Monday, February 8, 2010

NAZNET’S SCOTT CUNDIFF KNOWS LESS OF GOD

J. Grant Swank, Jr.


In the Old Testament there is recorded the divine directive to kill. In Noah’s generation, God drowned all but eight righteous individuals.


Let God be God.


There is not only the loving, merciful component in the divine persona; there is also the wrathful, just component. Deal with it. Accept it. That’s God.


Since God created the sphere and all related to it, God has the right to set His own rules. One of them is that following God is to live; turning against God is to die.


Noah’s generation knowingly turned against God. Sodom and Gomorrah did the same. And so forth. When cultures rebel against the God of the universe, they die in one way or another.


The innocent children within those collections are taken to heaven via divine mercy, for “of such is the kingdom of God.”


Christ stated the same concerning obeying and disobeying God; therefore, the New and Old Testaments agree. Christ stated that those who turn against God spend eternity in hell. Those who obey God spend eternity in heaven.


Therefore, there is no violent, mad Old Testament God in contest with a sweet, caring New Testament God. God is the same God throughout the Bible.


Regarding the harsh punishments set forth in the Old Testament, read BIBLE HARSH PENALTIES & CHRIST’S ETHIC at http://truthinconviction.us/weblog.php?id=P3465


However, NazNet Moderator Scott Cundiff and others on that website staff do not like the Old Testament God’s actions when He destroys peoples. That is one conclusion that prods these staffers to discount the inerrancy of Scripture.


NazNet staffers in the main champion a Bible with errors in it. That opens up the following: pull one error thread and where does one stop? It’s all up to the reader, of which there are countless. The ultimate thread pull is to end up in the Unitarian-Universalist camp.


What mortal dares to discount the Word of God as totally reliable, eternally revealed truth that must not be added to or subtracted from? Yet on NazNet that exercise is championed. It is lauded. That is blasphemous.


Note this on NazNet as planted by Moderator Scott Cundiff:


“In a devotional I dealt with the command given by God to wipe out entire people groups as part of the occupation of Canaan. Writing from a devotional point of view my take away is that there's that about God, an ‘otherness’ that is beyond us and that passages like that are reminders of that fact.


“However, in the open letter (of Dr. C. S. Cowles of Point Loma Nazarene University), I find a solid Wesleyan perspective that helps me deal with the issue, not from a devotional point of view, but rather from a theological one. I appreciate this insight.

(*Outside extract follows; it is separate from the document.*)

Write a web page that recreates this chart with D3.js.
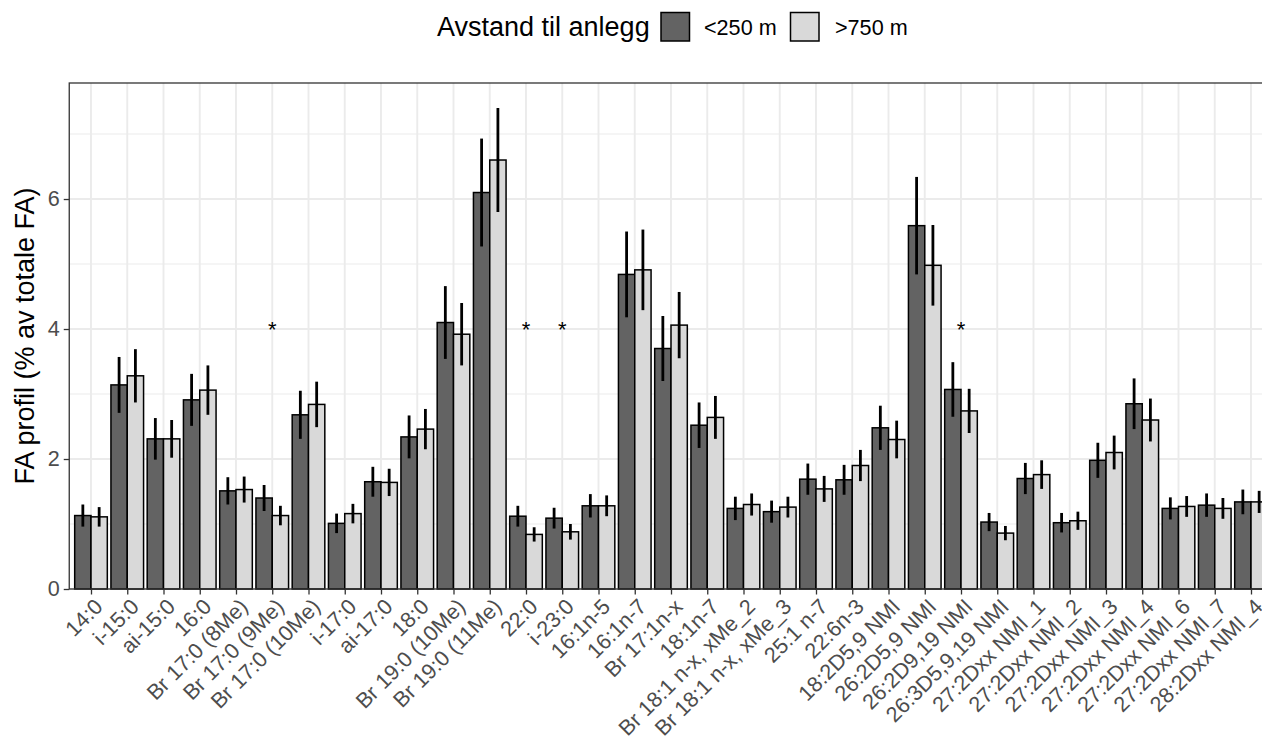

“And van de Beek is right. No matter how hard one tries, it is impossible to reconcile the many commands to kill enemies in the Old Testament with the commands to love our enemies in the New.


“Even more difficult is the portrait painted of God as a violent and genocidal child killer in the Old Testament (Noah's flood, the fiery destruction of Sodom and Gomorrah, the slaughter of the Canaanites and Amalekites), and in Christ the lover of children in the New.


“Van de Beek admits as much. He confesses that ‘The more one wants to let all of Scripture speak for itself . . . the more unclear the Bible becomes. The more we believe that the whole Word is revelation, the less we know who God is.’”


Can one imagine that? The more one researches the Bible, the more the Word of God becomes “unclear.” That leads to unbelief; but that is permitted for there is no other choice. “The more we believe that the whole Word is revelation, the LESS WE KNOW WHO GOD IS.”


Consequently, a flippant knowledge of Scripture is best for the reader really does not get to know the God of the Book. However, when one spends a lifetime delving into the Bible’s minutia, the less one understands God. That’s what NazNet’s staffers declare by their support of Cowles and Van de Beek.


And with that, Cundiff applauds both men. Staffer Hans Deventer agrees, of course, for Deventer’s statements elsewhere on NazNet conclude him not to accept the total reliability of the Bible.


Where is NazNet Founder Dave McClung at this point? He is agreeing with the Cowles statement. Not only that, he agrees having it posted on his site that claims to be a “friend” of the Church of the Nazarene.


The denomination has never promoted disbelief in the Bible and thereby concluding one finds God unknowable.